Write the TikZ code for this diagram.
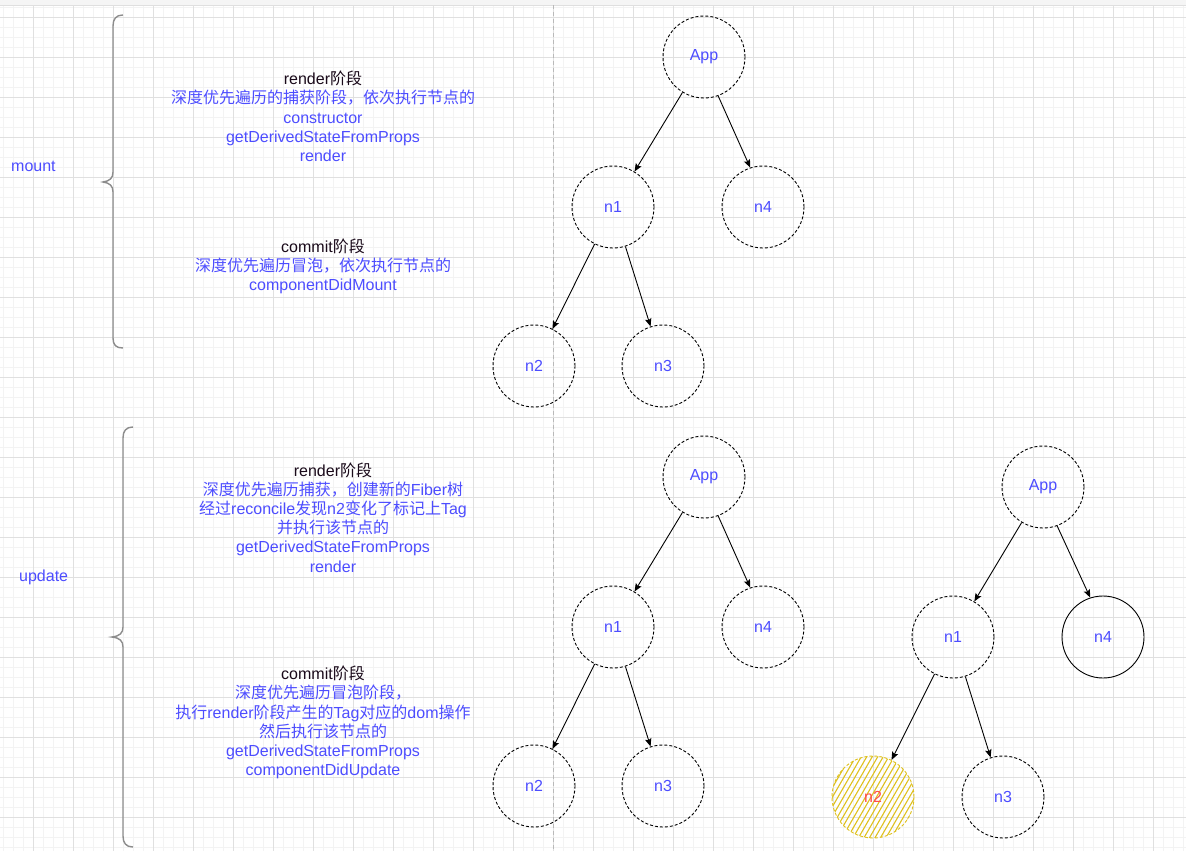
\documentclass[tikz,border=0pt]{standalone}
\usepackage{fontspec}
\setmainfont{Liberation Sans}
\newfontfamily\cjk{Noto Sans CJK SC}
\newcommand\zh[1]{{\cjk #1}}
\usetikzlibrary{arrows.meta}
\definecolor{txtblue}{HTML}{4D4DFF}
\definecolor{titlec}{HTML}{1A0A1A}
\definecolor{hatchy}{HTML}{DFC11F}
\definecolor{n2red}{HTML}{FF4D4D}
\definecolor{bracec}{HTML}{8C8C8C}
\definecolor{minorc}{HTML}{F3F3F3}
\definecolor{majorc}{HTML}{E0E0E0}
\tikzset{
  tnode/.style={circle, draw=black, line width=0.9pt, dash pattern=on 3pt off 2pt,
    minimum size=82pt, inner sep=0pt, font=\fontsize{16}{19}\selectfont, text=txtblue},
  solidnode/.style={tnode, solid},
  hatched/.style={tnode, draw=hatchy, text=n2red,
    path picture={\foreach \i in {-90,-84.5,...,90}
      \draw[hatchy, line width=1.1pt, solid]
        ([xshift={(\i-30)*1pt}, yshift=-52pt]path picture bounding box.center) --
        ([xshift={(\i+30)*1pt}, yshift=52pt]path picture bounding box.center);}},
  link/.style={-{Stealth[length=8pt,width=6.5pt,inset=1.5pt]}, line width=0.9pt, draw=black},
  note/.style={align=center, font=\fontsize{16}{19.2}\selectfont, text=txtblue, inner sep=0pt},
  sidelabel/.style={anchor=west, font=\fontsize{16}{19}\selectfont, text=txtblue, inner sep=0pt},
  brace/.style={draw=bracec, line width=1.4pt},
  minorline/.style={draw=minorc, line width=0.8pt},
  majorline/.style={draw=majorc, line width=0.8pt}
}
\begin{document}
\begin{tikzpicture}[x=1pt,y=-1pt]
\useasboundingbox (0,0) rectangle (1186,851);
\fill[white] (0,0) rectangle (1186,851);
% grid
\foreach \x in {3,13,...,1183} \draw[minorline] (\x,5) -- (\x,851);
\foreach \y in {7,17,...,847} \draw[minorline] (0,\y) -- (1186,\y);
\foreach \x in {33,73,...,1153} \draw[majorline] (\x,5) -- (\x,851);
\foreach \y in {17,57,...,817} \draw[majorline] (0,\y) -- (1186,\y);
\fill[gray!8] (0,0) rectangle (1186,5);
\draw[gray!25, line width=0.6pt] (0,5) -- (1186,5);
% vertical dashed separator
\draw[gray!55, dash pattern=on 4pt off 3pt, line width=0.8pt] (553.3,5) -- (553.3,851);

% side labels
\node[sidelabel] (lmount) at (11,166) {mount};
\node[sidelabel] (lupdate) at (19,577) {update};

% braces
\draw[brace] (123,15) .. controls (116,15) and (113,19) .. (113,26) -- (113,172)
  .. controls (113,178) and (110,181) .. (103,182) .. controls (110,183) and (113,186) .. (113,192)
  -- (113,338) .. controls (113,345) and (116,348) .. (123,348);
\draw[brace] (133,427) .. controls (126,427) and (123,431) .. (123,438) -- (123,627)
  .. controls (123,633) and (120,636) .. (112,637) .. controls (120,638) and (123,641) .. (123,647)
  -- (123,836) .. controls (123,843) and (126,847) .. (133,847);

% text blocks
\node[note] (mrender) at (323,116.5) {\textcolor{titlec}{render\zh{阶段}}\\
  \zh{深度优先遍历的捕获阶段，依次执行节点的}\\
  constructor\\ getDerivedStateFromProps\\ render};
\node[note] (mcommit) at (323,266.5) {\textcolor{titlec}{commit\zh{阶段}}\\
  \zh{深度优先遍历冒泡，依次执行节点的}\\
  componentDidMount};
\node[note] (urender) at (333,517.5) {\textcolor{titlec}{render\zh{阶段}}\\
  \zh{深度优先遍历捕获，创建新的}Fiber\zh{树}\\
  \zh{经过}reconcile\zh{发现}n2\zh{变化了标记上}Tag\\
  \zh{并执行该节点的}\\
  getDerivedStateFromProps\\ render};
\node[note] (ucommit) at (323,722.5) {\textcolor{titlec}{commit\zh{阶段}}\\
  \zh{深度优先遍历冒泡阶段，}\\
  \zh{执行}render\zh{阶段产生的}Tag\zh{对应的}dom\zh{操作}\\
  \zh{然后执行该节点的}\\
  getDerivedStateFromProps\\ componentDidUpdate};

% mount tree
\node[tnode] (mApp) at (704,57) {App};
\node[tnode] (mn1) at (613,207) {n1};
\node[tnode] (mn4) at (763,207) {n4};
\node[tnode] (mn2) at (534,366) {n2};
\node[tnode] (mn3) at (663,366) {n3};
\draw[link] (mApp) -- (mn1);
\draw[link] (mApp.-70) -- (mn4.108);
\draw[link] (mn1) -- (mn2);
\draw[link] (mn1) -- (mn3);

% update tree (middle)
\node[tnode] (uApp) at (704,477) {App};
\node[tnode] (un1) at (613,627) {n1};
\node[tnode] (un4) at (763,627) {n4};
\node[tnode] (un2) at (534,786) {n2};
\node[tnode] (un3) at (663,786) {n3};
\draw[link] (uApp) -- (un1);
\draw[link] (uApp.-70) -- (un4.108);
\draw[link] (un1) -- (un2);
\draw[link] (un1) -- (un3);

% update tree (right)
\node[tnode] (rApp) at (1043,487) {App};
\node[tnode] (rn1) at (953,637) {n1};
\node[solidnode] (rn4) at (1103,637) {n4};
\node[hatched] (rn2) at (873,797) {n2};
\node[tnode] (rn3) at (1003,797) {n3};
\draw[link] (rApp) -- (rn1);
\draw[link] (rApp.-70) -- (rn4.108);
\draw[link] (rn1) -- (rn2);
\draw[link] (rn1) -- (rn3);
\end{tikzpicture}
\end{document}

----------

# Stated problem:
Repeat the data exactly, without the pictures.

# Full output:
Write the TikZ code for this diagram.
\documentclass[tikz,border=0pt]{standalone}
\usepackage{fontspec}
\setmainfont{Liberation Sans}
\newfontfamily\cjk{Noto Sans CJK SC}
\newcommand\zh[1]{{\cjk #1}}
\usetikzlibrary{arrows.meta}
\definecolor{txtblue}{HTML}{4D4DFF}
\definecolor{titlec}{HTML}{1A0A1A}
\definecolor{hatchy}{HTML}{DFC11F}
\definecolor{n2red}{HTML}{FF4D4D}
\definecolor{bracec}{HTML}{8C8C8C}
\definecolor{minorc}{HTML}{F3F3F3}
\definecolor{majorc}{HTML}{E0E0E0}
\tikzset{
  tnode/.style={circle, draw=black, line width=0.9pt, dash pattern=on 3pt off 2pt,
    minimum size=82pt, inner sep=0pt, font=\fontsize{16}{19}\selectfont, text=txtblue},
  solidnode/.style={tnode, solid},
  hatched/.style={tnode, draw=hatchy, text=n2red,
    path picture={\foreach \i in {-90,-84.5,...,90}
      \draw[hatchy, line width=1.1pt, solid]
        ([xshift={(\i-30)*1pt}, yshift=-52pt]path picture bounding box.center) --
        ([xshift={(\i+30)*1pt}, yshift=52pt]path picture bounding box.center);}},
  link/.style={-{Stealth[length=8pt,width=6.5pt,inset=1.5pt]}, line width=0.9pt, draw=black},
  note/.style={align=center, font=\fontsize{16}{19.2}\selectfont, text=txtblue, inner sep=0pt},
  sidelabel/.style={anchor=west, font=\fontsize{16}{19}\selectfont, text=txtblue, inner sep=0pt},
  brace/.style={draw=bracec, line width=1.4pt},
  minorline/.style={draw=minorc, line width=0.8pt},
  majorline/.style={draw=majorc, line width=0.8pt}
}
\begin{document}
\begin{tikzpicture}[x=1pt,y=-1pt]
\useasboundingbox (0,0) rectangle (1186,851);
\fill[white] (0,0) rectangle (1186,851);
% grid
\foreach \x in {3,13,...,1183} \draw[minorline] (\x,5) -- (\x,851);
\foreach \y in {7,17,...,847} \draw[minorline] (0,\y) -- (1186,\y);
\foreach \x in {33,73,...,1153} \draw[majorline] (\x,5) -- (\x,851);
\foreach \y in {17,57,...,817} \draw[majorline] (0,\y) -- (1186,\y);
\fill[gray!8] (0,0) rectangle (1186,5);
\draw[gray!25, line width=0.6pt] (0,5) -- (1186,5);
% vertical dashed separator
\draw[gray!55, dash pattern=on 4pt off 3pt, line width=0.8pt] (553.3,5) -- (553.3,851);

% side labels
\node[sidelabel] (lmount) at (11,166) {mount};
\node[sidelabel] (lupdate) at (19,577) {update};

% braces
\draw[brace] (123,15) .. controls (116,15) and (113,19) .. (113,26) -- (113,172)
  .. controls (113,178) and (110,181) .. (103,182) .. controls (110,183) and (113,186) .. (113,192)
  -- (113,338) .. controls (113,345) and (116,348) .. (123,348);
\draw[brace] (133,427) .. controls (126,427) and (123,431) .. (123,438) -- (123,627)
  .. controls (123,633) and (120,636) .. (112,637) .. controls (120,638) and (123,641) .. (123,647)
  -- (123,836) .. controls (123,843) and (126,847) .. (133,847);

% text blocks
\node[note] (mrender) at (323,116.5) {\textcolor{titlec}{render\zh{阶段}}\\
  \zh{深度优先遍历的捕获阶段，依次执行节点的}\\
  constructor\\ getDerivedStateFromProps\\ render};
\node[note] (mcommit) at (323,266.5) {\textcolor{titlec}{commit\zh{阶段}}\\
  \zh{深度优先遍历冒泡，依次执行节点的}\\
  componentDidMount};
\node[note] (urender) at (333,517.5) {\textcolor{titlec}{render\zh{阶段}}\\
  \zh{深度优先遍历捕获，创建新的}Fiber\zh{树}\\
  \zh{经过}reconcile\zh{发现}n2\zh{变化了标记上}Tag\\
  \zh{并执行该节点的}\\
  getDerivedStateFromProps\\ render};
\node[note] (ucommit) at (323,722.5) {\textcolor{titlec}{commit\zh{阶段}}\\
  \zh{深度优先遍历冒泡阶段，}\\
  \zh{执行}render\zh{阶段产生的}Tag\zh{对应的}dom\zh{操作}\\
  \zh{然后执行该节点的}\\
  getDerivedStateFromProps\\ componentDidUpdate};

% mount tree
\node[tnode] (mApp) at (704,57) {App};
\node[tnode] (mn1) at (613,207) {n1};
\node[tnode] (mn4) at (763,207) {n4};
\node[tnode] (mn2) at (534,366) {n2};
\node[tnode] (mn3) at (663,366) {n3};
\draw[link] (mApp) -- (mn1);
\draw[link] (mApp.-70) -- (mn4.108);
\draw[link] (mn1) -- (mn2);
\draw[link] (mn1) -- (mn3);

% update tree (middle)
\node[tnode] (uApp) at (704,477) {App};
\node[tnode] (un1) at (613,627) {n1};
\node[tnode] (un4) at (763,627) {n4};
\node[tnode] (un2) at (534,786) {n2};
\node[tnode] (un3) at (663,786) {n3};
\draw[link] (uApp) -- (un1);
\draw[link] (uApp.-70) -- (un4.108);
\draw[link] (un1) -- (un2);
\draw[link] (un1) -- (un3);

% update tree (right)
\node[tnode] (rApp) at (1043,487) {App};
\node[tnode] (rn1) at (953,637) {n1};
\node[solidnode] (rn4) at (1103,637) {n4};
\node[hatched] (rn2) at (873,797) {n2};
\node[tnode] (rn3) at (1003,797) {n3};
\draw[link] (rApp) -- (rn1);
\draw[link] (rApp.-70) -- (rn4.108);
\draw[link] (rn1) -- (rn2);
\draw[link] (rn1) -- (rn3);
\end{tikzpicture}
\end{document}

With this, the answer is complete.